* START DATASET EXCERPT *

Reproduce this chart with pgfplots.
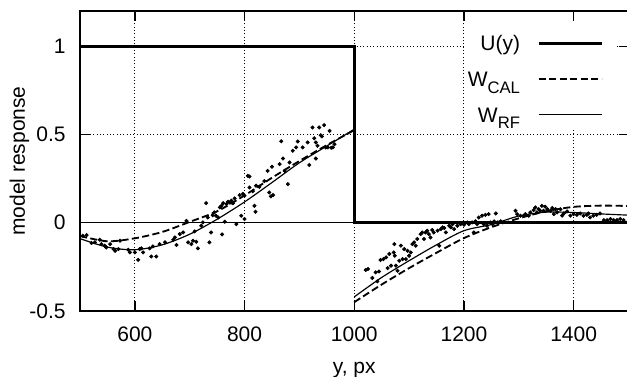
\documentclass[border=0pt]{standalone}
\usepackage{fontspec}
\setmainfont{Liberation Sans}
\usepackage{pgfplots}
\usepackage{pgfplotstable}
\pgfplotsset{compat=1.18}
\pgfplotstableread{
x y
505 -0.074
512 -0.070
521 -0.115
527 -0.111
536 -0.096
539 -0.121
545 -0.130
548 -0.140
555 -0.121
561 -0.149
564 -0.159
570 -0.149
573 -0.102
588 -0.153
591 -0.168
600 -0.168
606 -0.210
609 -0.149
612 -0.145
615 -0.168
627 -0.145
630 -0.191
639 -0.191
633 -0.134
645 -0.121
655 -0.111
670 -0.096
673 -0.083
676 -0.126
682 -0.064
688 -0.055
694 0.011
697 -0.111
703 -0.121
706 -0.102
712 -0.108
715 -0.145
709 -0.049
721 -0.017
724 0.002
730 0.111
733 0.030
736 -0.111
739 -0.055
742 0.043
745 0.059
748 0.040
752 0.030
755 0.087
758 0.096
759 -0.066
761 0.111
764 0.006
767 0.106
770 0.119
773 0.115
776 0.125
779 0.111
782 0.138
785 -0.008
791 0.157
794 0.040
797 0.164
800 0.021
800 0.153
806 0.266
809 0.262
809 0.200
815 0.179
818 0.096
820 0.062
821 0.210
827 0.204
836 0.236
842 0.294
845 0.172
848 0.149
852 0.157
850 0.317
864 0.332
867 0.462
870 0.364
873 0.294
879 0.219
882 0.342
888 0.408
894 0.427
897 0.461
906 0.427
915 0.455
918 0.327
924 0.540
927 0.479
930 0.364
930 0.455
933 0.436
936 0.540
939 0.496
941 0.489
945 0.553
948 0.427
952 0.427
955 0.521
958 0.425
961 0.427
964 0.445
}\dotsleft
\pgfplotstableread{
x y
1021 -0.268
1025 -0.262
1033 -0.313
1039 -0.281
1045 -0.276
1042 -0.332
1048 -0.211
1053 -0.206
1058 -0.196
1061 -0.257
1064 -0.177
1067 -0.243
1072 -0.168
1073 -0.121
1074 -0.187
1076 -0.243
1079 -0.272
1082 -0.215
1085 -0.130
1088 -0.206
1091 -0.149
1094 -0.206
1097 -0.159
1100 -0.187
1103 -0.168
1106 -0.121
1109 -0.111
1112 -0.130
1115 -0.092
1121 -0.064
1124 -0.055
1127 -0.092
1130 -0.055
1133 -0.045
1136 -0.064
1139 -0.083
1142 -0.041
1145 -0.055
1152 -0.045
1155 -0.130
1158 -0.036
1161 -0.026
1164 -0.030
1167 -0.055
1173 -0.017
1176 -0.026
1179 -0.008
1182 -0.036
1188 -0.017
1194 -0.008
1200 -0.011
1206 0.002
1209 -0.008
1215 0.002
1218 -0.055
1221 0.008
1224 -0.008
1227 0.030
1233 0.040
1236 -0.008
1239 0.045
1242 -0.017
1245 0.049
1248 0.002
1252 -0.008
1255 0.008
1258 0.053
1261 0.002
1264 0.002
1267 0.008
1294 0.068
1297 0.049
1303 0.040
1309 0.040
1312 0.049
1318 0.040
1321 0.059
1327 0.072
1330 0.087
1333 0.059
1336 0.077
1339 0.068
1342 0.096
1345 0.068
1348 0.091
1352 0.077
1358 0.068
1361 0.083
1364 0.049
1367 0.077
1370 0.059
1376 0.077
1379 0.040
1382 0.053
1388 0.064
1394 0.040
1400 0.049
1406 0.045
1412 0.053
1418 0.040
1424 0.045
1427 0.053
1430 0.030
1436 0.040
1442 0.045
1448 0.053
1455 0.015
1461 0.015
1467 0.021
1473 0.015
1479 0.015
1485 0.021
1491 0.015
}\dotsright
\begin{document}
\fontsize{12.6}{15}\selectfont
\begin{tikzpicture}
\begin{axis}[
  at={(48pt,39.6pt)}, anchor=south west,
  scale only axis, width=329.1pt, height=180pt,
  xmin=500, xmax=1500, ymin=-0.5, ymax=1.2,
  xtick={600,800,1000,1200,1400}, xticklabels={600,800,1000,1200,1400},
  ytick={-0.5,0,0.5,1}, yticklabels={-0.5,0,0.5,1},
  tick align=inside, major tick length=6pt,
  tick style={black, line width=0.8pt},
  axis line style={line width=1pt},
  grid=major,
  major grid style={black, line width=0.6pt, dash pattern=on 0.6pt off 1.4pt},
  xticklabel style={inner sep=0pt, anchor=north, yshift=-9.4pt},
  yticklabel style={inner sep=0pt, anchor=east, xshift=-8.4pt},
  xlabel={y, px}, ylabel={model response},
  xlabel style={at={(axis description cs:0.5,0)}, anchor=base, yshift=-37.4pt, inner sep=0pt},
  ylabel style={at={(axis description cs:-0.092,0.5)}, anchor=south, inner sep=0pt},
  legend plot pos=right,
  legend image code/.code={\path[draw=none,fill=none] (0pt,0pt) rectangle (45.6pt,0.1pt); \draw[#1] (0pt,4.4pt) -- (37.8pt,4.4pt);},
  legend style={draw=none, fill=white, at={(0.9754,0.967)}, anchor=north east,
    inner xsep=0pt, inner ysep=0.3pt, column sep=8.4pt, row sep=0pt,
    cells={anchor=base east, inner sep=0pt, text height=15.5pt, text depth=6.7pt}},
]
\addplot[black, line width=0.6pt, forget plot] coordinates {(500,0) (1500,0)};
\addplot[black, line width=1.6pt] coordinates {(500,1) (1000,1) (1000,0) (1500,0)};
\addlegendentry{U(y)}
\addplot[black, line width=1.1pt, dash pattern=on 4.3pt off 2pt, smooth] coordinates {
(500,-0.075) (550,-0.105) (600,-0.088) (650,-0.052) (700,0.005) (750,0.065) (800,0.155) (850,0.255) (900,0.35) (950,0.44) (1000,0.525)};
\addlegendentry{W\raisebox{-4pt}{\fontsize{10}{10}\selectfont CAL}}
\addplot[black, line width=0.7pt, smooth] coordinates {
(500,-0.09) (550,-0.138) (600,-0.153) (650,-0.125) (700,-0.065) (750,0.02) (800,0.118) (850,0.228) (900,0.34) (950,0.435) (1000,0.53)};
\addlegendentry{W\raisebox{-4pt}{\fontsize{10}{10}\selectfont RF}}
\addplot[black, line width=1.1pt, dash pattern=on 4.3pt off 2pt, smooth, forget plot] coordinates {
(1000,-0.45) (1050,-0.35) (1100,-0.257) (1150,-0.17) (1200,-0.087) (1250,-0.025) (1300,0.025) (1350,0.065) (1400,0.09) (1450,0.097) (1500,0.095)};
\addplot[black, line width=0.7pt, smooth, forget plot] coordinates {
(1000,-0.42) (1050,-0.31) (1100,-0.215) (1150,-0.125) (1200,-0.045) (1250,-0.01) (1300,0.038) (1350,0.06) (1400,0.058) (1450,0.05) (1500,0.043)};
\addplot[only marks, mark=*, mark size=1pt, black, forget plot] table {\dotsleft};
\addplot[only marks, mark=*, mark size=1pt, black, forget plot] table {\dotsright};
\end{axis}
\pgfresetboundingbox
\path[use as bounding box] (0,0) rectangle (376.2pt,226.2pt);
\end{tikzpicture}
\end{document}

* END DATASET EXCERPT *

### GOAL
Your copy of the data should match it exactly, except that pictures are left out.

### TASK OUTPUT
Reproduce this chart with pgfplots.
\documentclass[border=0pt]{standalone}
\usepackage{fontspec}
\setmainfont{Liberation Sans}
\usepackage{pgfplots}
\usepackage{pgfplotstable}
\pgfplotsset{compat=1.18}
\pgfplotstableread{
x y
505 -0.074
512 -0.070
521 -0.115
527 -0.111
536 -0.096
539 -0.121
545 -0.130
548 -0.140
555 -0.121
561 -0.149
564 -0.159
570 -0.149
573 -0.102
588 -0.153
591 -0.168
600 -0.168
606 -0.210
609 -0.149
612 -0.145
615 -0.168
627 -0.145
630 -0.191
639 -0.191
633 -0.134
645 -0.121
655 -0.111
670 -0.096
673 -0.083
676 -0.126
682 -0.064
688 -0.055
694 0.011
697 -0.111
703 -0.121
706 -0.102
712 -0.108
715 -0.145
709 -0.049
721 -0.017
724 0.002
730 0.111
733 0.030
736 -0.111
739 -0.055
742 0.043
745 0.059
748 0.040
752 0.030
755 0.087
758 0.096
759 -0.066
761 0.111
764 0.006
767 0.106
770 0.119
773 0.115
776 0.125
779 0.111
782 0.138
785 -0.008
791 0.157
794 0.040
797 0.164
800 0.021
800 0.153
806 0.266
809 0.262
809 0.200
815 0.179
818 0.096
820 0.062
821 0.210
827 0.204
836 0.236
842 0.294
845 0.172
848 0.149
852 0.157
850 0.317
864 0.332
867 0.462
870 0.364
873 0.294
879 0.219
882 0.342
888 0.408
894 0.427
897 0.461
906 0.427
915 0.455
918 0.327
924 0.540
927 0.479
930 0.364
930 0.455
933 0.436
936 0.540
939 0.496
941 0.489
945 0.553
948 0.427
952 0.427
955 0.521
958 0.425
961 0.427
964 0.445
}\dotsleft
\pgfplotstableread{
x y
1021 -0.268
1025 -0.262
1033 -0.313
1039 -0.281
1045 -0.276
1042 -0.332
1048 -0.211
1053 -0.206
1058 -0.196
1061 -0.257
1064 -0.177
1067 -0.243
1072 -0.168
1073 -0.121
1074 -0.187
1076 -0.243
1079 -0.272
1082 -0.215
1085 -0.130
1088 -0.206
1091 -0.149
1094 -0.206
1097 -0.159
1100 -0.187
1103 -0.168
1106 -0.121
1109 -0.111
1112 -0.130
1115 -0.092
1121 -0.064
1124 -0.055
1127 -0.092
1130 -0.055
1133 -0.045
1136 -0.064
1139 -0.083
1142 -0.041
1145 -0.055
1152 -0.045
1155 -0.130
1158 -0.036
1161 -0.026
1164 -0.030
1167 -0.055
1173 -0.017
1176 -0.026
1179 -0.008
1182 -0.036
1188 -0.017
1194 -0.008
1200 -0.011
1206 0.002
1209 -0.008
1215 0.002
1218 -0.055
1221 0.008
1224 -0.008
1227 0.030
1233 0.040
1236 -0.008
1239 0.045
1242 -0.017
1245 0.049
1248 0.002
1252 -0.008
1255 0.008
1258 0.053
1261 0.002
1264 0.002
1267 0.008
1294 0.068
1297 0.049
1303 0.040
1309 0.040
1312 0.049
1318 0.040
1321 0.059
1327 0.072
1330 0.087
1333 0.059
1336 0.077
1339 0.068
1342 0.096
1345 0.068
1348 0.091
1352 0.077
1358 0.068
1361 0.083
1364 0.049
1367 0.077
1370 0.059
1376 0.077
1379 0.040
1382 0.053
1388 0.064
1394 0.040
1400 0.049
1406 0.045
1412 0.053
1418 0.040
1424 0.045
1427 0.053
1430 0.030
1436 0.040
1442 0.045
1448 0.053
1455 0.015
1461 0.015
1467 0.021
1473 0.015
1479 0.015
1485 0.021
1491 0.015
}\dotsright
\begin{document}
\fontsize{12.6}{15}\selectfont
\begin{tikzpicture}
\begin{axis}[
  at={(48pt,39.6pt)}, anchor=south west,
  scale only axis, width=329.1pt, height=180pt,
  xmin=500, xmax=1500, ymin=-0.5, ymax=1.2,
  xtick={600,800,1000,1200,1400}, xticklabels={600,800,1000,1200,1400},
  ytick={-0.5,0,0.5,1}, yticklabels={-0.5,0,0.5,1},
  tick align=inside, major tick length=6pt,
  tick style={black, line width=0.8pt},
  axis line style={line width=1pt},
  grid=major,
  major grid style={black, line width=0.6pt, dash pattern=on 0.6pt off 1.4pt},
  xticklabel style={inner sep=0pt, anchor=north, yshift=-9.4pt},
  yticklabel style={inner sep=0pt, anchor=east, xshift=-8.4pt},
  xlabel={y, px}, ylabel={model response},
  xlabel style={at={(axis description cs:0.5,0)}, anchor=base, yshift=-37.4pt, inner sep=0pt},
  ylabel style={at={(axis description cs:-0.092,0.5)}, anchor=south, inner sep=0pt},
  legend plot pos=right,
  legend image code/.code={\path[draw=none,fill=none] (0pt,0pt) rectangle (45.6pt,0.1pt); \draw[#1] (0pt,4.4pt) -- (37.8pt,4.4pt);},
  legend style={draw=none, fill=white, at={(0.9754,0.967)}, anchor=north east,
    inner xsep=0pt, inner ysep=0.3pt, column sep=8.4pt, row sep=0pt,
    cells={anchor=base east, inner sep=0pt, text height=15.5pt, text depth=6.7pt}},
]
\addplot[black, line width=0.6pt, forget plot] coordinates {(500,0) (1500,0)};
\addplot[black, line width=1.6pt] coordinates {(500,1) (1000,1) (1000,0) (1500,0)};
\addlegendentry{U(y)}
\addplot[black, line width=1.1pt, dash pattern=on 4.3pt off 2pt, smooth] coordinates {
(500,-0.075) (550,-0.105) (600,-0.088) (650,-0.052) (700,0.005) (750,0.065) (800,0.155) (850,0.255) (900,0.35) (950,0.44) (1000,0.525)};
\addlegendentry{W\raisebox{-4pt}{\fontsize{10}{10}\selectfont CAL}}
\addplot[black, line width=0.7pt, smooth] coordinates {
(500,-0.09) (550,-0.138) (600,-0.153) (650,-0.125) (700,-0.065) (750,0.02) (800,0.118) (850,0.228) (900,0.34) (950,0.435) (1000,0.53)};
\addlegendentry{W\raisebox{-4pt}{\fontsize{10}{10}\selectfont RF}}
\addplot[black, line width=1.1pt, dash pattern=on 4.3pt off 2pt, smooth, forget plot] coordinates {
(1000,-0.45) (1050,-0.35) (1100,-0.257) (1150,-0.17) (1200,-0.087) (1250,-0.025) (1300,0.025) (1350,0.065) (1400,0.09) (1450,0.097) (1500,0.095)};
\addplot[black, line width=0.7pt, smooth, forget plot] coordinates {
(1000,-0.42) (1050,-0.31) (1100,-0.215) (1150,-0.125) (1200,-0.045) (1250,-0.01) (1300,0.038) (1350,0.06) (1400,0.058) (1450,0.05) (1500,0.043)};
\addplot[only marks, mark=*, mark size=1pt, black, forget plot] table {\dotsleft};
\addplot[only marks, mark=*, mark size=1pt, black, forget plot] table {\dotsright};
\end{axis}
\pgfresetboundingbox
\path[use as bounding box] (0,0) rectangle (376.2pt,226.2pt);
\end{tikzpicture}
\end{document}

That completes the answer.